Some ADHD medications, particularly amphetamines and atomoxetine, affect serotonin levels. If your dog is already taking any medication that influences serotonin, or even if they aren’t, a large enough dose can trigger serotonin syndrome. This is a separate and potentially life-threatening condition on top of the direct drug toxicity.

Signs of serotonin syndrome overlap with stimulant poisoning but also include vomiting, diarrhea, loss of appetite, muscle jerking, vocalization, and disorientation. These symptoms can appear anywhere from 1 to 12 hours after ingestion and generally last about 24 hours, though they can stretch for several days. The combination of stimulant toxicity and serotonin syndrome makes the situation more dangerous and harder to stabilize.

What Happens at the Vet

If your dog ate the medication very recently (within the last 30 to 60 minutes) and isn’t yet showing symptoms, the vet may induce vomiting to remove as much of the drug as possible before it’s absorbed. Once symptoms have started, inducing vomiting becomes risky because a dog that is agitated, tremoring, or seizing could inhale vomit into the lungs.

Treatment after that point is primarily supportive. The vet will focus on controlling whatever the drug is doing to the body: bringing down the heart rate, lowering body temperature, stopping tremors or seizures, and keeping blood pressure stable with IV fluids. For stimulant ingestion, sedating medications help manage the extreme agitation and hyperactivity. For guanfacine or clonidine, the priority flips to supporting blood pressure and heart rate that have dropped too low.

Dogs with severe stimulant poisoning are at risk for secondary complications. Prolonged high body temperature can damage organs. Intense, uncontrolled muscle activity can break down muscle fibers, releasing proteins that harm the kidneys. Blood sugar can crash. The veterinary team monitors for all of these and intervenes as needed.

Recovery and Prognosis

With prompt treatment, most dogs survive ADHD medication poisoning. The prognosis depends heavily on how much was ingested, how quickly treatment started, and which drug was involved. Dogs that receive care before seizures or extreme hyperthermia develop tend to do well. One case report describes a dog recovering fully from serious methamphetamine-class poisoning after six days of hospital care, with all lab work returning to normal.
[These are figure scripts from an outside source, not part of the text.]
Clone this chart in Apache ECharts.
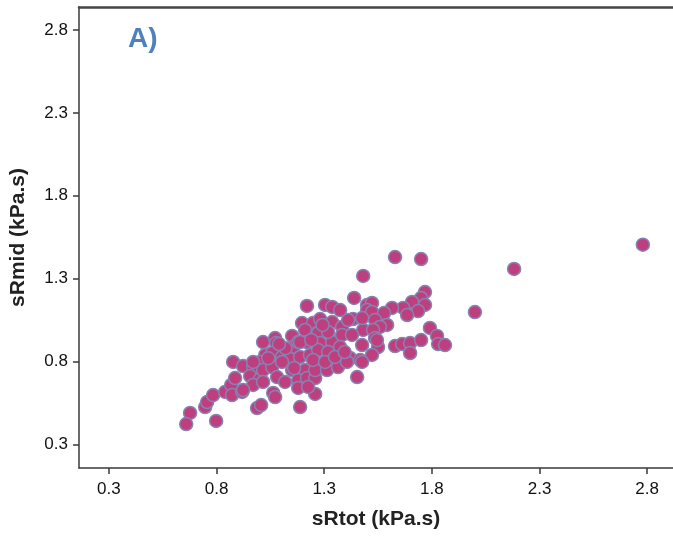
<!DOCTYPE html>
<html>
<head>
<meta charset="utf-8">
<script src="https://cdn.jsdelivr.net/npm/echarts@6/dist/echarts.min.js"></script>
<style>
html,body{margin:0;padding:0;background:#fff;}
#chart{width:673px;height:538px;}
</style>
</head>
<body>
<div id="chart"></div>
<script>
// sRtot (kPa.s) values
const sRtot = [
  0.747,0.756,0.677,0.659,0.798,0.784,0.840,0.868,0.872,0.919,
  0.877,0.923,0.970,0.886,0.956,1.002,0.970,0.988,1.007,1.016,
  1.026,1.002,1.016,1.220,1.197,1.248,1.211,1.072,1.077,1.151,
  1.156,1.179,1.220,1.267,0.970,1.058,1.104,1.142,1.188,1.234,
  1.058,1.104,1.151,1.211,1.267,1.016,1.081,1.118,1.179,1.220,
  1.258,0.923,1.063,1.072,1.179,1.258,1.188,1.304,1.337,1.374,
  1.439,1.499,1.281,1.337,1.383,1.434,1.481,1.272,1.281,1.337,
  1.383,1.429,1.476,1.272,1.318,1.374,1.420,1.467,1.258,1.313,
  1.364,1.406,1.453,1.225,1.481,1.629,1.750,1.768,1.750,1.708,
  1.667,1.615,1.768,1.736,1.685,1.522,1.499,1.522,1.578,1.536,
  1.592,1.559,1.476,1.527,1.536,1.550,1.522,1.476,1.629,1.662,
  1.699,1.750,1.699,1.791,1.824,1.829,1.861,1.545,2.780,2.182,
  2.000,1.188,1.248,1.304,1.350,1.395,1.318,1.411,1.292,1.120,
  1.090,1.040,1.160,1.240
];
// sRmid (kPa.s) values
const sRmid = [
  0.525,0.555,0.489,0.422,0.441,0.597,0.616,0.658,0.597,0.616,
  0.797,0.772,0.766,0.700,0.712,0.694,0.658,0.519,0.537,0.917,
  0.839,0.797,0.748,1.135,1.032,1.032,0.990,0.941,0.911,0.954,
  0.887,0.917,0.917,0.972,0.797,0.851,0.827,0.815,0.827,0.839,
  0.766,0.797,0.748,0.748,0.766,0.676,0.706,0.676,0.688,0.700,
  0.700,0.628,0.610,0.585,0.640,0.604,0.525,1.141,1.129,1.110,
  1.183,1.141,1.056,1.038,1.008,1.056,0.990,0.972,0.911,0.917,
  0.960,0.960,0.899,0.869,0.857,0.887,0.821,0.809,0.748,0.748,
  0.766,0.797,0.706,0.646,1.316,1.430,1.418,1.219,1.183,1.159,
  1.123,1.123,1.141,1.104,1.080,1.153,1.110,1.098,1.092,1.050,
  1.020,1.008,1.062,0.990,0.941,0.887,0.839,0.797,0.893,0.905,
  0.911,0.929,0.851,1.002,0.954,0.905,0.899,0.929,1.505,1.358,
  1.098,0.917,0.809,0.797,0.827,0.857,0.978,1.050,1.020,0.880,
  0.905,0.820,0.760,0.930
];
const tickValues = [0.3, 0.8, 1.3, 1.8, 2.3, 2.8];

const points = sRtot.map((x, i) => [x, sRmid[i]]);

const chart = echarts.init(document.getElementById('chart'));
const font = 'Liberation Sans, Arial, sans-serif';
const axisLineStyle = {color: '#3a3a3a', width: 1.5};

chart.setOption({
  animation: false,
  backgroundColor: '#ffffff',
  grid: {left: 79, right: 0, top: 7, bottom: 70, containLabel: false},
  xAxis: [{
    type: 'value', min: 0.161, max: 2.920,
    name: 'sRtot (kPa.s)', nameLocation: 'middle', nameGap: 41,
    nameTextStyle: {fontFamily: font, fontSize: 21, fontWeight: 'bold', color: '#222'},
    axisLine: {show: true, lineStyle: axisLineStyle, onZero: false},
    axisTick: {show: true, length: 6, inside: false, customValues: tickValues, lineStyle: axisLineStyle},
    axisLabel: {customValues: tickValues, margin: 13, fontFamily: font, fontSize: 17, color: '#111',
      formatter: v => Number(v).toFixed(1)},
    splitLine: {show: false}
  }, {
    type: 'value', min: 0.161, max: 2.920, position: 'top',
    axisLine: {show: true, lineStyle: {color: '#444', width: 2.5}, onZero: false},
    axisTick: {show: false}, axisLabel: {show: false}, splitLine: {show: false}
  }],
  yAxis: {
    type: 'value', min: 0.157, max: 2.939,
    name: 'sRmid (kPa.s)', nameLocation: 'middle', nameGap: 50, nameRotate: 90,
    nameTextStyle: {fontFamily: font, fontSize: 21, fontWeight: 'bold', color: '#222'},
    axisLine: {show: true, lineStyle: axisLineStyle, onZero: false},
    axisTick: {show: true, length: 6, customValues: tickValues, lineStyle: axisLineStyle},
    axisLabel: {customValues: tickValues, margin: 11, fontFamily: font, fontSize: 17, color: '#111',
      formatter: v => Number(v).toFixed(1)},
    splitLine: {show: false}
  },
  graphic: [{
    type: 'text', left: 128, top: 25,
    style: {text: 'A)', fontFamily: font, fontSize: 28, fontWeight: 'bold', fill: '#4f81bd'}
  }],
  series: [{
    type: 'scatter',
    xAxisIndex: 0,
    data: points,
    symbol: 'circle',
    symbolSize: 13,
    itemStyle: {color: '#bf3f7e', borderColor: '#8583b3', borderWidth: 1.5, opacity: 1}
  }]
});
</script>
</body>
</html>
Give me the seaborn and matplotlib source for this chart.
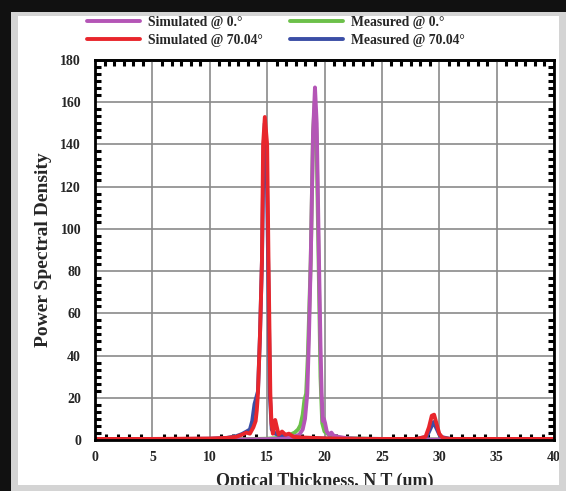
import numpy as np
import pandas as pd
import seaborn as sns
import matplotlib.pyplot as plt
from matplotlib.patches import Rectangle
from matplotlib.ticker import MultipleLocator, AutoMinorLocator

# hand-read points from the reference curves
sim70_x = [0, 5, 10, 11.5, 12.3, 12.8, 13.2, 13.5, 13.8, 14.0, 14.1, 14.2, 14.38, 14.55, 14.65, 14.8,
           15.0, 15.12, 15.28, 15.38, 15.5, 15.7, 15.85, 16.0, 16.3, 16.6, 16.9, 17.3, 18, 19, 20, 22, 25,
           28, 28.8, 29.1, 29.35, 29.55, 29.75, 30.0, 30.3, 31, 35, 40]
sim70_y = [0.5, 0.5, 0.7, 1.0, 1.5, 2.5, 3.5, 3.0, 6, 9, 14, 22, 50, 85, 140, 153,
           140, 85, 22, 8, 3, 9.5, 6, 2.5, 4, 2.5, 3, 1.5, 1.2, 1.0, 0.8, 0.6, 0.5,
           0.5, 1.5, 6, 11.5, 12, 8, 3, 1, 0.5, 0.5, 0.5]

meas70_x = [0, 5, 10, 11.5, 12.3, 12.8, 13.2, 13.5, 13.7, 13.9, 14.05, 14.2, 14.38, 14.55, 14.7, 14.8,
            14.95, 15.1, 15.25, 15.4, 15.7, 16.2, 17, 18, 20, 25, 28, 28.9, 29.2, 29.5, 29.8, 30.1, 31, 35, 40]
meas70_y = [0.4, 0.4, 0.6, 1.0, 1.8, 2.8, 4.0, 5, 9, 17, 20, 23, 50, 85, 140, 150,
            135, 80, 20, 5, 3, 2, 1.5, 1.0, 0.7, 0.5, 0.5, 1.5, 5, 8.5, 5, 1.5, 0.5, 0.4, 0.4]

sim0_x = [0, 5, 10, 13, 15, 16.5, 17.3, 17.8, 18.1, 18.3, 18.5, 18.65, 18.8, 19.0, 19.17, 19.32,
          19.52, 19.65, 19.75, 19.85, 19.95, 20.05, 20.2, 20.4, 20.6, 20.8, 21.2, 22, 23, 25, 30, 35, 40]
sim0_y = [0.2, 0.2, 0.2, 0.3, 0.4, 0.6, 1.5, 2.5, 5, 10, 22, 50, 85, 145, 167, 150,
          85, 45, 22, 9, 10, 8, 4, 2.5, 3.5, 2, 1.5, 0.8, 0.5, 0.3, 0.2, 0.2, 0.2]

meas0_x = [0, 5, 10, 13, 15, 16.5, 17.0, 17.4, 17.7, 17.9, 18.1, 18.25, 18.4, 18.55, 18.8, 19.0,
           19.15, 19.3, 19.5, 19.65, 19.8, 20.0, 20.5, 21, 22, 25, 30, 35, 40]
meas0_y = [0.3, 0.3, 0.3, 0.4, 0.6, 1.2, 2.5, 3.5, 5, 7, 12, 19, 22, 40, 85, 145,
           160, 145, 80, 30, 8, 4, 2, 1.2, 0.8, 0.4, 0.3, 0.3, 0.3]

series = [
    ("Measured @ 0.\u00b0", meas0_x, meas0_y, "#6cc04a"),
    ("Measured @ 70.04\u00b0", meas70_x, meas70_y, "#3b4ea6"),
    ("Simulated @ 0.\u00b0", sim0_x, sim0_y, "#b455b6"),
    ("Simulated @ 70.04\u00b0", sim70_x, sim70_y, "#e8262c"),
]

sns.set_style("white")
plt.rcParams['font.family'] = ['Liberation Serif', 'DejaVu Serif']
plt.rcParams['font.weight'] = 'bold'

fig = plt.figure(figsize=(5.66, 4.91), dpi=100, facecolor="white")
ax = fig.add_axes([95 / 566, 1 - 440 / 491, (554 - 95) / 566, (440 - 60) / 491])

handles = {}
for name, xs, ys, col in series:
    df = pd.DataFrame({"x": xs, "y": ys})
    sns.lineplot(data=df, x="x", y="y", ax=ax, color=col, lw=2.8, sort=False,
                 estimator=None, label=name, zorder=3)
    handles[name] = ax.get_lines()[-1]

ax.set_xlim(0, 40)
ax.set_ylim(0, 180)
ax.xaxis.set_major_locator(MultipleLocator(5))
ax.yaxis.set_major_locator(MultipleLocator(20))
ax.xaxis.set_minor_locator(MultipleLocator(1))
ax.yaxis.set_minor_locator(AutoMinorLocator(6))
ax.grid(True, which="major", color="#8a8a8a", lw=1.2, zorder=1)
ax.set_axisbelow(True)
ax.tick_params(which="major", length=0, labelsize=10)
ax.tick_params(axis="x", which="major", pad=8)
ax.tick_params(axis="y", which="major", pad=10)
ax.tick_params(which="minor", direction="in", length=4, width=2.2, color="black",
               left=True, bottom=True, right=True, top=False)
for sp in ax.spines.values():
    sp.set_color("black")
    sp.set_linewidth(2)
    sp.set_zorder(4)

top = ax.secondary_xaxis("top")
top.xaxis.set_major_locator(MultipleLocator(5))
top.xaxis.set_minor_locator(AutoMinorLocator(6))
top.tick_params(which="major", length=0, labeltop=False)
top.tick_params(which="minor", direction="in", length=4, width=2.2, color="black")
top.spines["top"].set_linewidth(2)

ax.set_xlabel("Optical Thickness, N T (um)", fontsize=13, fontweight="bold", labelpad=6)
ax.set_ylabel("Power Spectral Density", fontsize=14, fontweight="bold", labelpad=6)

order = ["Simulated @ 0.\u00b0", "Simulated @ 70.04\u00b0", "Measured @ 0.\u00b0", "Measured @ 70.04\u00b0"]
ax.legend([handles[k] for k in order], order, ncol=2, frameon=False, fontsize=9.8,
          handlelength=3.9, columnspacing=2.0, labelspacing=0.35, handletextpad=0.6,
          loc="lower left", bbox_to_anchor=(-0.03, 1.02), borderaxespad=0)

# dark outer border and light grey frame of the screenshot
frame = [
    (0, 0, 11 / 566, 1, "#111111"),
    (0, 1 - 12 / 491, 1, 12 / 491, "#111111"),
    (11 / 566, 0, 7 / 566, 1 - 12 / 491, "#d4d4d4"),
    (559 / 566, 0, 7 / 566, 1 - 12 / 491, "#d4d4d4"),
    (11 / 566, 0, 555 / 566, 6 / 491, "#d4d4d4"),
    (11 / 566, 1 - 16 / 491, 555 / 566, 4 / 491, "#d4d4d4"),
]
for x0, y0, w, h, c in frame:
    fig.patches.append(Rectangle((x0, y0), w, h, transform=fig.transFigure,
                                 facecolor=c, edgecolor="none", zorder=10))

fig.savefig("out.png", dpi=100, facecolor=fig.get_facecolor())
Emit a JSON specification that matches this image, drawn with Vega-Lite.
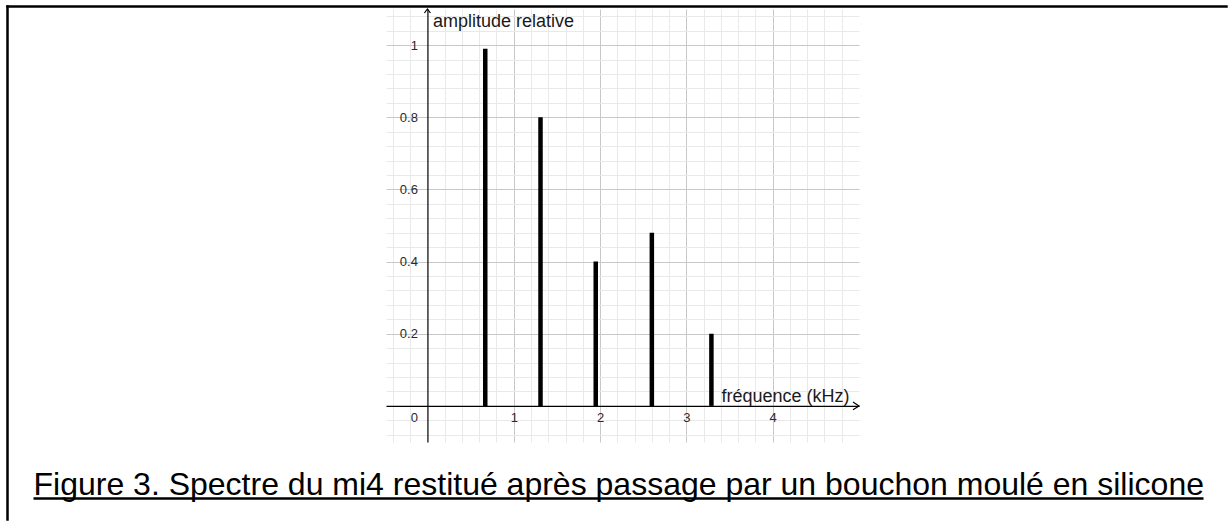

Extreme agitation, repeated seizures, and very high body temperature are the warning signs of a worse outcome. Extended-release formulations complicate recovery because the drug keeps releasing over hours, meaning a dog that seems to be improving can worsen again. Your vet may recommend a longer hospital stay for extended-release ingestions to monitor for this rebound effect.

What to Tell the Vet

The most helpful information you can provide is the exact medication name, the strength of the pill, and your best estimate of how many tablets are missing. Your dog’s weight matters because toxicity is dose-dependent. If you have the pill bottle, bring it. Knowing whether the formulation is immediate-release or extended-release changes how long the vet expects to monitor your dog. Don’t hold back information out of embarrassment. Veterinary teams are not there to judge, and accurate details directly improve your dog’s chances.